▸ **Task to carry out**: Among the lines of the listing below, retype exactly those from the one containing "Write the React, TypeScript" through the one containing "import * as", both included. Do not include pictures.

▸ **Information shown**:
● ● ● ● ●
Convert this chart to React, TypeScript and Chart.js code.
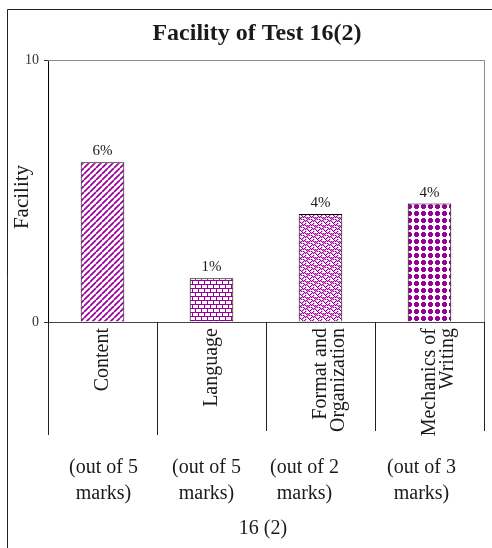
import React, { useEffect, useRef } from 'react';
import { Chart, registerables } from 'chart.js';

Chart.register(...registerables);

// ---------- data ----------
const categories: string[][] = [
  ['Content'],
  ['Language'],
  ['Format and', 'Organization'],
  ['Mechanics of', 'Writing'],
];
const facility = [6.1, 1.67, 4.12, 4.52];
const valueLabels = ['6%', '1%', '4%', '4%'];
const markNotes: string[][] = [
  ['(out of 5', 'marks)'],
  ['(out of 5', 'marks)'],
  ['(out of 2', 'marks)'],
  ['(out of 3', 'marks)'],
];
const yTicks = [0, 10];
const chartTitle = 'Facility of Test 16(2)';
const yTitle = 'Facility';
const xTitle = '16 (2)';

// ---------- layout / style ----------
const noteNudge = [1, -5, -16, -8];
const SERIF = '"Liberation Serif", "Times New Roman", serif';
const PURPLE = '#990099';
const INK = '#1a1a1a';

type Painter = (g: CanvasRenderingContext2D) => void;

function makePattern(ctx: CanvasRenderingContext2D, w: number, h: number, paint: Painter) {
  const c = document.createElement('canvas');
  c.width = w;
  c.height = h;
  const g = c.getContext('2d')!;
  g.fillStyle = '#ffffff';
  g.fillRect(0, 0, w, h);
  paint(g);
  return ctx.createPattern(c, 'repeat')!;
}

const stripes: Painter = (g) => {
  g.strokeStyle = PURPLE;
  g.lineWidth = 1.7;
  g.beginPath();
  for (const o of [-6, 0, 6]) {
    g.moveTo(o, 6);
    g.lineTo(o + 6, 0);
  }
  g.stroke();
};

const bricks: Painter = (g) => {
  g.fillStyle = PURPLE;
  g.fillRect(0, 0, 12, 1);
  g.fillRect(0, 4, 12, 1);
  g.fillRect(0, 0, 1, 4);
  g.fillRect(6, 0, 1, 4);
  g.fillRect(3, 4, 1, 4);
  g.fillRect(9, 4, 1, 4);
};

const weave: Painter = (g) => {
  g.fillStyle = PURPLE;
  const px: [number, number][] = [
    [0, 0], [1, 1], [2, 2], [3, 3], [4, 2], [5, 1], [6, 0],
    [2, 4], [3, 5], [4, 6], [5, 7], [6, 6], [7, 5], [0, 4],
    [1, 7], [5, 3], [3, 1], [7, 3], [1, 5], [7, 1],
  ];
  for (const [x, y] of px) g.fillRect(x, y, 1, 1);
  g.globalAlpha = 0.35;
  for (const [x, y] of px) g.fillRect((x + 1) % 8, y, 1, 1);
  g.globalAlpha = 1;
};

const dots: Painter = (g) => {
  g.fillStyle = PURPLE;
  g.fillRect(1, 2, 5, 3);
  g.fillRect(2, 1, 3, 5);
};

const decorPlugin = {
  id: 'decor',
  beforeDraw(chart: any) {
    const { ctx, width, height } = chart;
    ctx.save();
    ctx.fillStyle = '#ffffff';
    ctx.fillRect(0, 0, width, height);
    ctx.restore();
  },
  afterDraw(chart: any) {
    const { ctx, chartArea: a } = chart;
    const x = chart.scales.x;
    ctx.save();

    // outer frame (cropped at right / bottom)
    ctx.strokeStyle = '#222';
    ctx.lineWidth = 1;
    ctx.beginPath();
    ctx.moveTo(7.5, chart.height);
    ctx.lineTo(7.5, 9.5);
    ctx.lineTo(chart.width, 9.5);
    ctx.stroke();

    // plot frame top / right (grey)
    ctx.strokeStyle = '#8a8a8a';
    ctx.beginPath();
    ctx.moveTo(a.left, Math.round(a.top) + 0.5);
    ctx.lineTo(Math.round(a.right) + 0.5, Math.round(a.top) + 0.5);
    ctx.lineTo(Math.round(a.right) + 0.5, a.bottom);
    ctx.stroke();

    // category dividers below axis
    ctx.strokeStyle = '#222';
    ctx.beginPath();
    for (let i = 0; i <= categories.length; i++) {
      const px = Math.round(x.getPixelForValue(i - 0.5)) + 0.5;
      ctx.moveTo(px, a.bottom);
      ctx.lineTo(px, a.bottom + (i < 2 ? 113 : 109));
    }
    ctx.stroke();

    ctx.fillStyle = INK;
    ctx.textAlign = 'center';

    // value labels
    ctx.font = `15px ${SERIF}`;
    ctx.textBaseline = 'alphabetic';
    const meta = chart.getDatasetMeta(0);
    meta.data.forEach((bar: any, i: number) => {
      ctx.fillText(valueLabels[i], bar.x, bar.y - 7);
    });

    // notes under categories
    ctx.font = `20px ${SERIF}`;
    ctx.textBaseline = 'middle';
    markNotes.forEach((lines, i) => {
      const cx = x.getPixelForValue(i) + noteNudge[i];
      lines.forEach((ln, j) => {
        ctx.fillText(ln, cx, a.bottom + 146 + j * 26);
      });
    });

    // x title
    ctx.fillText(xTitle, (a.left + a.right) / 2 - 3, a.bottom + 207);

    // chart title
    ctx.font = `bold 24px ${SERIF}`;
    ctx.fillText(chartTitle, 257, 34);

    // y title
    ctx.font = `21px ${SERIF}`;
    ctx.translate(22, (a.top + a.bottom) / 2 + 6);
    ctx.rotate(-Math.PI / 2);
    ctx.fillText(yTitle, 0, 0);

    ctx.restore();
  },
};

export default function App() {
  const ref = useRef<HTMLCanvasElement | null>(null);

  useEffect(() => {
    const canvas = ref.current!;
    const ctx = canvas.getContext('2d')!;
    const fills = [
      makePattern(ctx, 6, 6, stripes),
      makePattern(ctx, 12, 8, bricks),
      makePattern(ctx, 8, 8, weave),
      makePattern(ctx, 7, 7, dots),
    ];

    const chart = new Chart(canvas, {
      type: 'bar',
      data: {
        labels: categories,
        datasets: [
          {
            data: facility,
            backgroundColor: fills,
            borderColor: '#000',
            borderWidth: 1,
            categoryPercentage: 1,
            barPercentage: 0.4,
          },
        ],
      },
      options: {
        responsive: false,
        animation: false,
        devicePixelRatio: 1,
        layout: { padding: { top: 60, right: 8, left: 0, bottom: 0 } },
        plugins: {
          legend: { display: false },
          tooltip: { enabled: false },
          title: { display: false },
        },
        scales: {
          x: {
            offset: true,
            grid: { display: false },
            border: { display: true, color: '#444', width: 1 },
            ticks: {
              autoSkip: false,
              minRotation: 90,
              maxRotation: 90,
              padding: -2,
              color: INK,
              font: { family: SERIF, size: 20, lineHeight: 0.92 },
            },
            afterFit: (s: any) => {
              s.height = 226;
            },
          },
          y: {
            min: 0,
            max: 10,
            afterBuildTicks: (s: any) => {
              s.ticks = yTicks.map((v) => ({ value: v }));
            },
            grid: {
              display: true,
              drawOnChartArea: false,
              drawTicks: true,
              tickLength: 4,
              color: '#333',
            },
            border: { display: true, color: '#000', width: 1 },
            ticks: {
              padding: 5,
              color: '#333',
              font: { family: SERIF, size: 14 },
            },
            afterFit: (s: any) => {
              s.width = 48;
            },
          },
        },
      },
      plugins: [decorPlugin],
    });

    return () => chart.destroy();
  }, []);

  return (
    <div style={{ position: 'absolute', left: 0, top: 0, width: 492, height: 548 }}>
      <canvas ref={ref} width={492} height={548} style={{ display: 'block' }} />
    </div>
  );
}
● ● ● ● ●
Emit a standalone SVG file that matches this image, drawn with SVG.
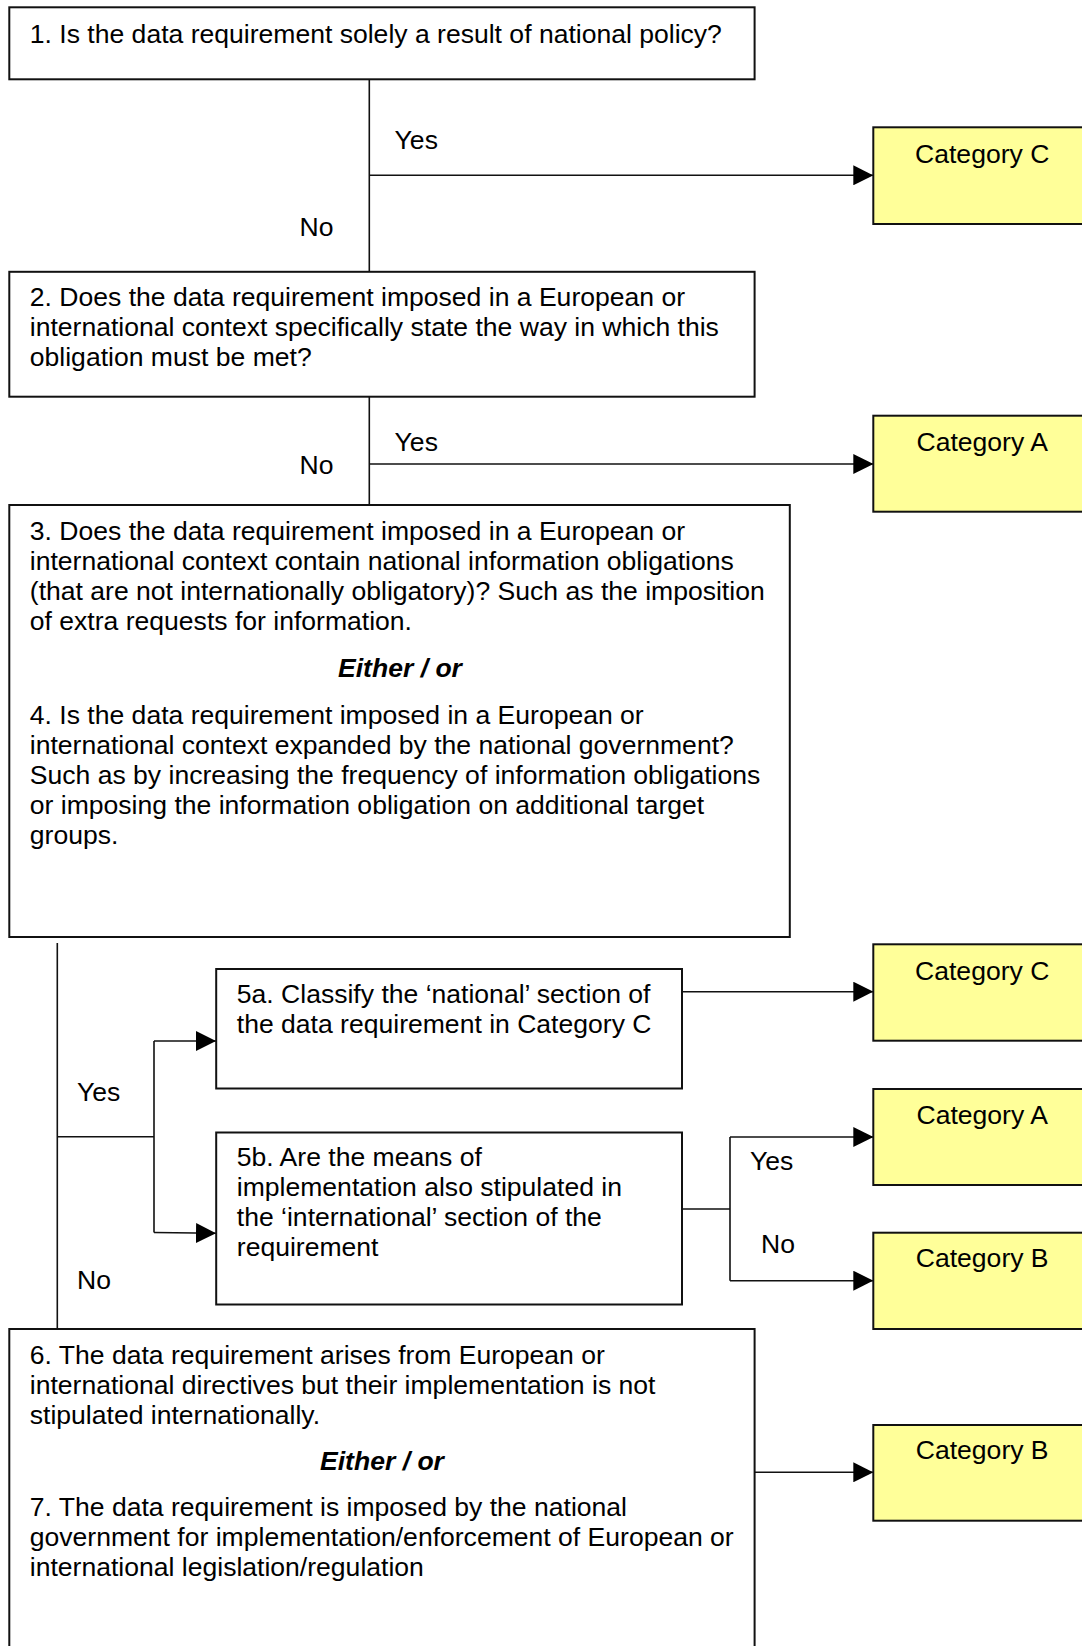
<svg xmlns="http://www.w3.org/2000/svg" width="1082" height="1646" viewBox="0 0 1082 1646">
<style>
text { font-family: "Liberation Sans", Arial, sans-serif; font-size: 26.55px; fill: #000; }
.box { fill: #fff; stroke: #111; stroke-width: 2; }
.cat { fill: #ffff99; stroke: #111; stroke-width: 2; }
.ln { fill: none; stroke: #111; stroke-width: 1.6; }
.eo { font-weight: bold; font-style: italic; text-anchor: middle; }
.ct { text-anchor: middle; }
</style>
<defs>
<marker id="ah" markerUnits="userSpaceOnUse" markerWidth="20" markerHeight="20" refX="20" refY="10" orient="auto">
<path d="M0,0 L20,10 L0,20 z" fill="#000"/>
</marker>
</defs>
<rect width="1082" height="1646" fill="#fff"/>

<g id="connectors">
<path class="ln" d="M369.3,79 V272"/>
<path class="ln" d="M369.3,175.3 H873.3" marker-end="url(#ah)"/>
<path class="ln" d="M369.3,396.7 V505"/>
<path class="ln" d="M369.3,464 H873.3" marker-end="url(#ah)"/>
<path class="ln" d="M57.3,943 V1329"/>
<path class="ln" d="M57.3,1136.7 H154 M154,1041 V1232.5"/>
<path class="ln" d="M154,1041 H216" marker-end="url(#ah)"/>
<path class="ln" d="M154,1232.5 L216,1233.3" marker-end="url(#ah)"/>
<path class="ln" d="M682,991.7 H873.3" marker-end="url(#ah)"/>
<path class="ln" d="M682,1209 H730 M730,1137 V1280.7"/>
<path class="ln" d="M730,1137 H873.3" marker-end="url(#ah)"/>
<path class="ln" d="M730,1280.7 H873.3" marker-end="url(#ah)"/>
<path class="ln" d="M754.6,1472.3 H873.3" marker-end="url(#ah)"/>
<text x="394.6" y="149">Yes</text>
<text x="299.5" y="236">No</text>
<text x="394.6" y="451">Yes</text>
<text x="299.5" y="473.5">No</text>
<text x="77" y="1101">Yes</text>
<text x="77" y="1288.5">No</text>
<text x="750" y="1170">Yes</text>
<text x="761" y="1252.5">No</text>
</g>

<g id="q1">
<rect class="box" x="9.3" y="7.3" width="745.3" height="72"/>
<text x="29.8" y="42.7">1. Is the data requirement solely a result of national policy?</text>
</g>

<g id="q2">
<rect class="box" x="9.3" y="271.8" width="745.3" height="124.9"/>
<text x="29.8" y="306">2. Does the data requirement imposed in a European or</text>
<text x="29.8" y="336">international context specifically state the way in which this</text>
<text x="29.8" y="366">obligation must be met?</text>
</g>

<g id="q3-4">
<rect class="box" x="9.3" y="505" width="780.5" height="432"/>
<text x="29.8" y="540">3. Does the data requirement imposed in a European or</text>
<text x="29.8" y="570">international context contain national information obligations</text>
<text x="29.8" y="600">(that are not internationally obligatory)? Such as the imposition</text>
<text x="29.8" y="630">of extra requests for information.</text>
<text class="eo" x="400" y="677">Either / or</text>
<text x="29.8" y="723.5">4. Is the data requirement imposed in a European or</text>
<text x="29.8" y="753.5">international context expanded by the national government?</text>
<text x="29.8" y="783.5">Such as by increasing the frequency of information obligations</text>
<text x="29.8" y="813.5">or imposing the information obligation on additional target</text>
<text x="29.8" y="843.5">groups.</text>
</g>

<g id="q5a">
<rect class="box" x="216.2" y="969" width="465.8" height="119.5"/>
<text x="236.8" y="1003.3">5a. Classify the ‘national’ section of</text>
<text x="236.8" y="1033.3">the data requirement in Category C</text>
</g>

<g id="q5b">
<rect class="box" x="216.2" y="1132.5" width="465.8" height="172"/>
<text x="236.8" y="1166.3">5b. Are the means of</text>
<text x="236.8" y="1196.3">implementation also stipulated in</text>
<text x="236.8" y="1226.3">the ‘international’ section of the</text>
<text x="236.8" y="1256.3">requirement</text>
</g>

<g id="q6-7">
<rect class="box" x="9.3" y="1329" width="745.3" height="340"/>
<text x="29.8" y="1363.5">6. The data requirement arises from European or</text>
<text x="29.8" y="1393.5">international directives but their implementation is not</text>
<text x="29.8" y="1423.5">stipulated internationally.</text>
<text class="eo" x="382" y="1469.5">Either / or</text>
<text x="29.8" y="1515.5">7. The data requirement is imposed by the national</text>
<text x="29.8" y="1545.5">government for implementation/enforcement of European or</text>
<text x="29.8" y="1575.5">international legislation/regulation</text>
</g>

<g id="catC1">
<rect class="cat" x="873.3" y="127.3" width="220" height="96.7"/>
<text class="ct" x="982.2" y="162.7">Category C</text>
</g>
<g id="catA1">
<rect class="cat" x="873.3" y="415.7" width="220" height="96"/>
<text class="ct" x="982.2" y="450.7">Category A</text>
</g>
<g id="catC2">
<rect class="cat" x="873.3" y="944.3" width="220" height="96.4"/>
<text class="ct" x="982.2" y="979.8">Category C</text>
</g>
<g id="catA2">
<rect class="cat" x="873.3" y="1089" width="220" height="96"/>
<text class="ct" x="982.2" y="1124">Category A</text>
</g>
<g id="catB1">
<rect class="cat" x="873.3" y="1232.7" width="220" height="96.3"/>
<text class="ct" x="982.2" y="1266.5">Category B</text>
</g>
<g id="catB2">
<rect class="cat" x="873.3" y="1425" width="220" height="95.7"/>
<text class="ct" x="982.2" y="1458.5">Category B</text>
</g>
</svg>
● ● ● ● ●
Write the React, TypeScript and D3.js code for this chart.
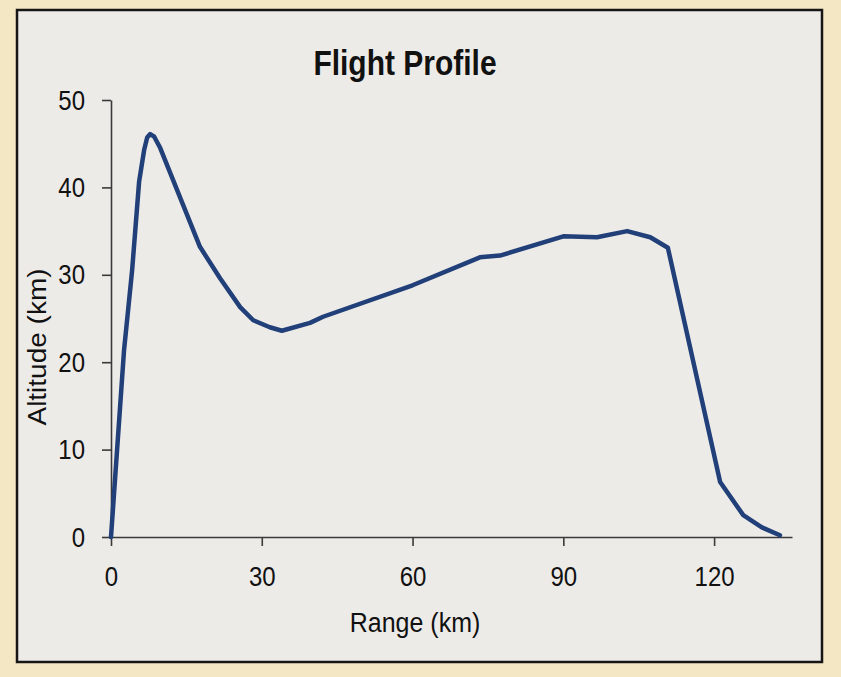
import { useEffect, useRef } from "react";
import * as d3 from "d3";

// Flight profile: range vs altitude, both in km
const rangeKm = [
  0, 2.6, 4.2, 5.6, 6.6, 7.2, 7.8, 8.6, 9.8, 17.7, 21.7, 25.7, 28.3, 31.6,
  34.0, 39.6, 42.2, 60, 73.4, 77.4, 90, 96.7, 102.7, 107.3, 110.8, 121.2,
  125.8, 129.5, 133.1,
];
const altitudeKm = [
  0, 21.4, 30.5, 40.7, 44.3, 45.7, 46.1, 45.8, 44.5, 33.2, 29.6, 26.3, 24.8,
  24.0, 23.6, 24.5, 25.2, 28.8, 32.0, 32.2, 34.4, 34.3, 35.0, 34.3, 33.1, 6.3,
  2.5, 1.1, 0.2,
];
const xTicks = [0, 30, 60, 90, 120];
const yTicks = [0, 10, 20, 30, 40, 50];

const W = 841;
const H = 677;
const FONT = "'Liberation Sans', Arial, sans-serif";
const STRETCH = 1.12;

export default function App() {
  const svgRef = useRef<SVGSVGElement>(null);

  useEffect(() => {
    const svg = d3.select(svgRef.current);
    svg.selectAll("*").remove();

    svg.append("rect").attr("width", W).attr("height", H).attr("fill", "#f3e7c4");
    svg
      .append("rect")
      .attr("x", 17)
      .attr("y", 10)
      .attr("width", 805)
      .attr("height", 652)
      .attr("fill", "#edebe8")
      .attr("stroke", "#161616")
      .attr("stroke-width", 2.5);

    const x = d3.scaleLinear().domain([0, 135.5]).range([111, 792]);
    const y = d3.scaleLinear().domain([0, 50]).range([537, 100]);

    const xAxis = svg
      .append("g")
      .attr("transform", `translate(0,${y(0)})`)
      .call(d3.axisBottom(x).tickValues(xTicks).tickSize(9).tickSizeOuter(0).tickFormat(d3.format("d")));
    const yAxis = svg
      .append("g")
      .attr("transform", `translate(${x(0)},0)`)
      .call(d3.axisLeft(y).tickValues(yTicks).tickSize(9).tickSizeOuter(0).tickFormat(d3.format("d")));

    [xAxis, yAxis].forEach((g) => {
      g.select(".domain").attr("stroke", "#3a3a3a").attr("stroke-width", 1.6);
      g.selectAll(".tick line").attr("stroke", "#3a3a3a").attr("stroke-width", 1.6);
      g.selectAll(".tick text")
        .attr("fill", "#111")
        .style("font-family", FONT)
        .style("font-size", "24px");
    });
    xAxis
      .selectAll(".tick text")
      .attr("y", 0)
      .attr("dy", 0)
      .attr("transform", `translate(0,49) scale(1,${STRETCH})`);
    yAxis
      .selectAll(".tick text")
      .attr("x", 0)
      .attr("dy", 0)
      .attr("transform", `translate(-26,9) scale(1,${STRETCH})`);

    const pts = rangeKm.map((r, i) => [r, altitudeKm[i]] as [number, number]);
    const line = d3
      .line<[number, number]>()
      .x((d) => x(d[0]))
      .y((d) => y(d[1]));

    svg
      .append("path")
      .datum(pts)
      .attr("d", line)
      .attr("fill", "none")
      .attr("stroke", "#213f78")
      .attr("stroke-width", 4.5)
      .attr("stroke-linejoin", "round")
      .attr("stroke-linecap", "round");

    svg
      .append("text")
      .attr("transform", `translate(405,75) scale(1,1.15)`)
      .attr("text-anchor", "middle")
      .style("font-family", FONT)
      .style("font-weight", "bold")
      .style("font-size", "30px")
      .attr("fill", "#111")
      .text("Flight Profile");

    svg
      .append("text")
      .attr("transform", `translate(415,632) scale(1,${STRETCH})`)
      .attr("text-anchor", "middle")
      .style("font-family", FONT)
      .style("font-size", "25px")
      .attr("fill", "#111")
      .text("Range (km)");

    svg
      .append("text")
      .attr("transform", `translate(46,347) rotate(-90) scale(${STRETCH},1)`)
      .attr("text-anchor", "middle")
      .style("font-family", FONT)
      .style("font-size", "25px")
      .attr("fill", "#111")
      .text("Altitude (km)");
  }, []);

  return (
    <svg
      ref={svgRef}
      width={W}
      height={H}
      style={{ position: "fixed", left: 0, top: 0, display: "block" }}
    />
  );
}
● ● ● ● ●
▸ **Solution for this problem**:
Write the React, TypeScript and D3.js code for this chart.
import { useEffect, useRef } from "react";
import * as d3 from "d3";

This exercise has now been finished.